Vicious Circle in the ArcticWildfires in Alaska and Siberia are worsening climate change
2 August 2019, by Christina Krätzig
Photo: National Park Service, USA
Since June of this year, wildfires have ravaged major expanses of the Northern Hemisphere. The World Meteorological Organization has described the scale of damage as “unprecedented.” In the following, the soil researcher Prof. Eva-Maria Pfeiffer from Universität Hamburg explains why climate change will make such fires more likely in the future, and how they affect the climate.
Since the heat wave in June, in Alaska an area roughly the size of Schleswig-Holstein has burned, as a result of which several villages have had to be evacuated. And the regions in Siberia are purported to be twice that size. Though the actual situation in Russia – thanks to the sheer size of the country, together with its restrictive information policy – remains unclear, many fires are clearly visible in satellite imagery.
Since 1992 Eva-Maria Pfeiffer has regularly taken part in research expeditions to the Russian and American regions of the Arctic, and has investigated the soils in these largely untouched landscapes and their role in the Earth’s climate system. As such, for her it comes as no surprise that fires will become more frequent in the future: “Over the past few decades, temperatures in the Arctic have risen by three to five degrees; twice as much as the global mean. In addition, the precipitation patterns have shifted, making it much drier in many areas.
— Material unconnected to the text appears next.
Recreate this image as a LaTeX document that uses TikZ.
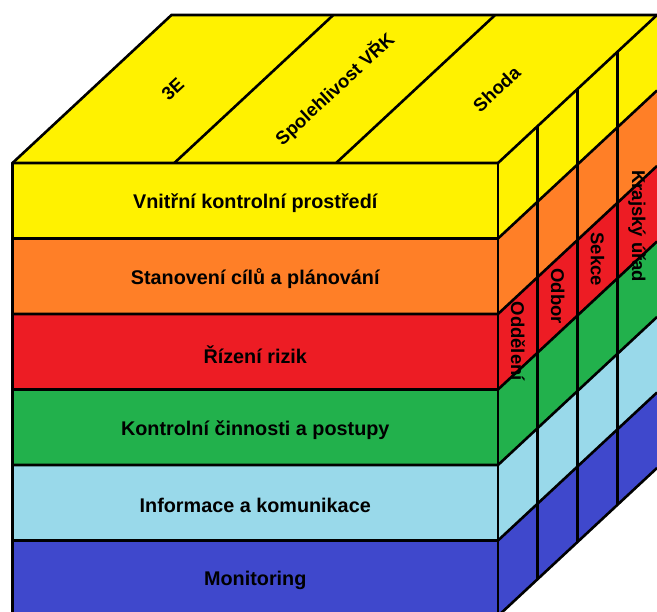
\documentclass[tikz,border=0pt]{standalone}
\usepackage{fontspec}
\setmainfont{Liberation Sans}
\definecolor{cyellow}{RGB}{255,242,0}
\definecolor{corange}{RGB}{255,127,39}
\definecolor{cred}{RGB}{237,28,36}
\definecolor{cgreen}{RGB}{34,177,76}
\definecolor{clblue}{RGB}{153,217,234}
\definecolor{cdblue}{RGB}{63,72,204}
\begin{document}
\begin{tikzpicture}[x=1pt,y=-1pt,line width=2.6pt,
  lbl/.style={font=\bfseries\fontsize{18.5}{20}\selectfont,inner sep=0pt,text=black},
  flbl/.style={lbl,font=\bfseries\fontsize{19.8}{22}\selectfont,yshift=-2.5pt}]
\useasboundingbox (0,0) rectangle (657,612);
\clip (0,0) rectangle (657,612);
\def\L{12.5}\def\R{498}\def\T{163}\def\H{75.5}\def\dx{159}\def\dy{148}
\pgfmathsetmacro\B{\T+6*\H}
% top face
\fill[cyellow] (\L,\T) -- (\R,\T) -- (\R+\dx,\T-\dy) -- (\L+\dx,\T-\dy) -- cycle;
% bands, front and side
\foreach \c [count=\i from 0] in {cyellow,corange,cred,cgreen,clblue,cdblue}{
  \pgfmathsetmacro\ya{\T+\i*\H}
  \pgfmathsetmacro\yb{\T+(\i+1)*\H}
  \fill[\c] (\L,\ya) rectangle (\R,\yb);
  \fill[\c] (\R,\ya) -- (\R+\dx,\ya-\dy) -- (\R+\dx,\yb-\dy) -- (\R,\yb) -- cycle;
}
% band boundaries
\foreach \i in {0,...,6}{
  \pgfmathsetmacro\ya{\T+\i*\H}
  \draw (\L,\ya) -- (\R,\ya) -- (\R+\dx,\ya-\dy);
}
% cube edges
\draw (\L,\B) -- (\L,\T) -- (\L+\dx,\T-\dy) -- (\R+\dx,\T-\dy);
\draw (\R,\T) -- (\R,\B);
% top face dividers
\foreach \k in {1,2}{
  \draw ({\L+\k*(\R-\L)/3},\T) -- ++(\dx,-\dy);
}
% side columns
\foreach \k in {1,2,3}{
  \draw ({\R+\k*\dx/4},{\T-\k*\dy/4}) -- ({\R+\k*\dx/4},{\B-\k*\dy/4});
}
% front labels
\foreach \t [count=\i from 0] in {Vnitřní kontrolní prostředí,Stanovení cílů a plánování,Řízení rizik,Kontrolní činnosti a postupy,Informace a komunikace,Monitoring}{
  \node[flbl] (f\i) at ({(\L+\R)/2},{\T+(\i+0.5)*\H}) {\t};
}
% top labels
\foreach \t [count=\k] in {3E,Spolehlivost VŘK,Shoda}{
  \node[lbl,rotate=42.9] (t\k) at ({\L+(\k-0.5)*(\R-\L)/3+\dx/2},{\T-\dy/2}) {\t};
}
% side labels
\node[lbl,rotate=-90] (s1) at ({\R+0.5*\dx/4},{\T+2.5*\H-0.5*\dy/4+8}) {Oddělení};
\node[lbl,rotate=-90] (s2) at ({\R+1.5*\dx/4},{\T+2.5*\H-1.5*\dy/4}) {Odbor};
\node[lbl,rotate=-90] (s3) at ({\R+2.5*\dx/4},{\T+2.5*\H-2.5*\dy/4}) {Sekce};
\node[lbl,rotate=-90] (s4) at ({\R+3.5*\dx/4},{\T+2.5*\H-3.5*\dy/4+4}) {Krajský úřad};
\end{tikzpicture}
\end{document}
The combination of heat and dryness substantially increases the risk of wildfires,” she explains.
“The fires have both short-term and long-term effects on the climate,” Pfeiffer adds. In the short term, large quantities of carbon are released, since trees and other plants largely consist of carbon: when they burn, climate-harmful carbon dioxide is released into the atmosphere.
The more problematic aspect, however, is that the soils themselves burn; or more precisely, their humus-rich (and therefore carbon-rich) upper layer. Just like with the burning trees, this produces CO2. In addition, the fire injects a great deal of additional heat into the soil, thawing the deeper layers beneath it. The result: microorganisms begin breaking down the plant matter stored in the permafrost – releasing additional climate-harmful gases.
“In intact soils, the upper soil horizons, together with vegetation and snow cover, act as an insulating layer,” Prof. Pfeiffer explains. “Once that layer is destroyed, it’s extremely difficult for the permafrost to bounce back.” If temperatures remained constant, it would be possible, though the process would take centuries to complete. But given the current trend of global warming, it’s highly questionable how quickly the permafrost will recover, assuming it can at all; if not, there will be incalculable consequences for the delicate ecosystems in, and the climate of, the Arctic.